The Pens’ Mount Puckmore, as selected by the Post-Gazette’s Seth Rorabaugh, consisted of Mario Lemieux, Sidney Crosby, Jaromir Jagr and Tom Barrasso. All obvious – and very good – choices. An argument could be made for Craig Patrick over Barrasso if you wanted to go outside the realm of players.
Anyway, the whole Mount Rushmore thing got me thinking of doing the exact opposite – compiling a Mount Bustmore. This list would consist of the four biggest disappointments in Pens’ history. When you think of busts, you remember these bums the most. Sadly, there were far too many options. These are my selections.

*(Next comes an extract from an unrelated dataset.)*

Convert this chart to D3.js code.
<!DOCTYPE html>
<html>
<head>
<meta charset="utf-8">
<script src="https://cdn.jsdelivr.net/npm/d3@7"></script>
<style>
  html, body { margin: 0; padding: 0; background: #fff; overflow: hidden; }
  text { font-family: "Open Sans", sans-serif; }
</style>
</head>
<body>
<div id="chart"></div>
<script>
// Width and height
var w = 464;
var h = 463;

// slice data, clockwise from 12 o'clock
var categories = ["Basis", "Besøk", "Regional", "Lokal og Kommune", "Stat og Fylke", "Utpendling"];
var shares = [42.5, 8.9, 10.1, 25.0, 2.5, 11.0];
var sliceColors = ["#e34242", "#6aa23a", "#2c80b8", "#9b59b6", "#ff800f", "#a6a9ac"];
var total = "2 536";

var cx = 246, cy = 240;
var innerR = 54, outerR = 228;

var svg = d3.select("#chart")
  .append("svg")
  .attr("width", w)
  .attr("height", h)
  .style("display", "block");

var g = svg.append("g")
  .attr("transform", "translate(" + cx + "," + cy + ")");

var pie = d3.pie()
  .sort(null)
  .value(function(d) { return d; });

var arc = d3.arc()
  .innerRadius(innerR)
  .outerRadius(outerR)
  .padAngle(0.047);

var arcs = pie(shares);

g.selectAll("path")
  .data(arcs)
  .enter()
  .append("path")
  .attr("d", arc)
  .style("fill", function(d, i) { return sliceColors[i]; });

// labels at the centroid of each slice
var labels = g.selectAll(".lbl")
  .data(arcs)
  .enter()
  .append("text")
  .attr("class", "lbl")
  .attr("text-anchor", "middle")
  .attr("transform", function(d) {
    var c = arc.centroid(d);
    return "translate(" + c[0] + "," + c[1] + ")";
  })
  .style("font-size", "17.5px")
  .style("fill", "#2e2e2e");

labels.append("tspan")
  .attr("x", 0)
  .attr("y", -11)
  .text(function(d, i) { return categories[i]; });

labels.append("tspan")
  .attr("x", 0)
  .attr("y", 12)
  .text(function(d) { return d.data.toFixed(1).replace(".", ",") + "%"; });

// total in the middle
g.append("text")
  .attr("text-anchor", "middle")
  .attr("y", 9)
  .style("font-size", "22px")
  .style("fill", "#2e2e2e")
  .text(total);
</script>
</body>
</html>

On July 11, 2001, the Pens traded Jagr to the Caps for three guys nobody but the most hard-core fan had ever heard of. Beech was supposedly the best of the bunch. A big center, the Caps made him the 7th overall pick in the 1999 draft after Beech put up huge numbers (103 points in 40 games!) in juniors. He never came close to that success in the NHL. In fact, he pretty much sucked. Beech played just 95 games for the Pens over three seasons and managed 10 goals and 17 assists. He played a full season in 01-02 but was so bad he skated for Wilkes-Barre the majority of the next two campaigns. He was mercifully traded to Nashville in 2005 for the equivalent of a bag of pucks. Amazingly, he returned and played 5 games for the Pens in 07-08. That was the last time Beech played in the NHL.
Kraft was a 1st-round pick that never came close to being the player the Pens needed him to be. Chosen 23rd overall, Kraft showed glimpses of greatness, but they were all too brief and fleeting. He played 207 games over parts of four seasons, scoring only 41 goals and 82 points…total. He actually showed promise in the 03-04 campaign when he put up 40 points in 66 games, but the player’s strike the next season ended his NHL career.

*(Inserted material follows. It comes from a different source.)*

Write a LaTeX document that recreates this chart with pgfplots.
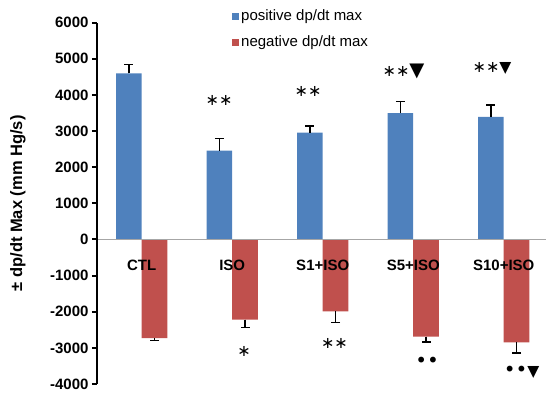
\documentclass[border=0pt]{standalone}
\usepackage{pgfplots}
\pgfplotsset{compat=1.18}
\usepackage{fontspec}
\setmainfont{Liberation Sans}
\newfontfamily\symf{DejaVu Sans}
\definecolor{bblue}{HTML}{4F81BD}
\definecolor{rred}{HTML}{C0504D}
\definecolor{zgray}{HTML}{A6A6A6}

% x positions are the bar centres (group index -/+ half a bar width)
\pgfplotstableread{
x y e
-0.142 4600 250
0.858 2460 340
1.858 2960 180
2.858 3500 310
3.858 3390 330
}\pos
\pgfplotstableread{
x y e
0.142 -2730 60
1.142 -2220 220
2.142 -1990 300
3.142 -2690 150
4.142 -2850 290
}\negt

\begin{document}
\begin{tikzpicture}
\begin{axis}[
  name=ax,
  scale only axis,
  width=449bp, height=361.3bp,
  xmin=-0.494, xmax=4.467,
  ymin=-4000, ymax=6000,
  clip=false,
  axis on top,
  ybar, bar width=25.7bp, bar shift=0pt,
  axis x line=middle, axis y line=left,
  hide obscured x ticks=false, hide obscured y ticks=false,
  x axis line style={zgray, line width=1bp, -},
  y axis line style={black, line width=2bp, -},
  xtick={0,1,2,3,4},
  xticklabels={CTL,ISO,S1+ISO,S5+ISO,S10+ISO},
  xtick style={draw=none},
  xticklabel style={font=\fontsize{15bp}{18bp}\selectfont\bfseries, anchor=center, yshift=-21bp},
  ytick={-4000,-3000,...,6000},
  ytick style={black, line width=2bp},
  tick align=outside,
  major tick length=5bp,
  scaled y ticks=false,
  yticklabel style={font=\fontsize{15bp}{18bp}\selectfont\bfseries, /pgf/number format/.cd, fixed, 1000 sep={}, assume math mode=true},
  ylabel={± dp/dt Max (mm Hg/s)},
  every axis y label/.style={at={(axis description cs:-0.176,0.5)}, rotate=90, anchor=center, font=\fontsize{16.5bp}{20bp}\selectfont\bfseries},
  legend style={at={(rel axis cs:0.3007,1.0435)}, anchor=north west, draw=none, fill=none,
     font=\fontsize{15bp}{18bp}\selectfont, row sep=8bp, inner sep=0pt,
     nodes={inner sep=2bp, text height=11bp, text depth=3bp}},
  legend cell align=left,
  legend image code/.code={\fill[#1] (0bp,-3.5bp) rectangle (7bp,3.5bp);},
]
\addplot[fill=bblue, draw=none,
  error bars/.cd, y dir=plus, y explicit,
  error mark=|,
  error bar style={black, line width=1.3bp},
  error mark options={black, line width=1.3bp, mark size=4.5bp}]
  table[x=x, y=y, y error=e] {\pos};
\addplot[fill=rred, draw=none,
  error bars/.cd, y dir=minus, y explicit,
  error mark=|,
  error bar style={black, line width=1.3bp},
  error mark options={black, line width=1.3bp, mark size=4.5bp}]
  table[x=x, y=y, y error=e] {\negt};
\legend{positive dp/dt max, negative dp/dt max}

\node[font=\symf\fontsize{16bp}{16bp}\selectfont] at (axis cs:0.854,3850) {∗∗};
\node[font=\symf\fontsize{16bp}{16bp}\selectfont] at (axis cs:1.838,4100) {∗∗};
\node[font=\symf\fontsize{16bp}{16bp}\selectfont] at (axis cs:2.893,4657) {∗∗{\fontsize{19.5bp}{20bp}\selectfont ▼}};
\node[font=\symf\fontsize{16bp}{16bp}\selectfont] at (axis cs:3.871,4723) {∗∗{\fontsize{15.6bp}{16bp}\selectfont ▼}};
\node[font=\symf\fontsize{16bp}{16bp}\selectfont] at (axis cs:1.131,-3105) {∗};
\node[font=\symf\fontsize{16bp}{16bp}\selectfont] at (axis cs:2.130,-2873) {∗∗};
\node[font=\symf\fontsize{20bp}{20bp}\selectfont] at (axis cs:3.153,-3409) {••};
\node[font=\symf\fontsize{20bp}{20bp}\selectfont] at (axis cs:4.197,-3674) {••{\fontsize{15.6bp}{16bp}\selectfont ▼}};
\end{axis}
\pgfresetboundingbox
\path[use as bounding box] ([shift={(-97bp,-10bp)}]ax.south west) rectangle ([shift={(0bp,22.7bp)}]ax.north east);
\end{tikzpicture}
\end{document}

Another 1st-round disaster, Koltsov never materialized into a serviceable NHL player. He had speed…and that’s it. The Belarus native was chosen 18th overall in 1999 and played just 144 games over parts of three seasons. He played all 82 games in 03-04 and managed just 9 goals and 20 assists – not what you expect from a guy projected to be a top-six forward. He went out with a whimper, scoring 3 goals in 60 games in 05-06, which proved to be the last time he skated in the NHL.
Hillier is one of those rare 1st-round draft picks that never makes it to the NHL. In fact, the goalie was one of only two first rounders in 1996 to never play a game in the big leagues. Drafted 23rd overall in the hopes of someday replacing Barrasso, Hillier played in only 47 AHL games, going 10-24-8. He went 1-6-2 with a 4.15 GAA for Wilkes-Barre in 99-00 before being banished to the ECHL. His career ended in 03-04 after playing 13 games with the Corpus Christi Rayz of the CHL.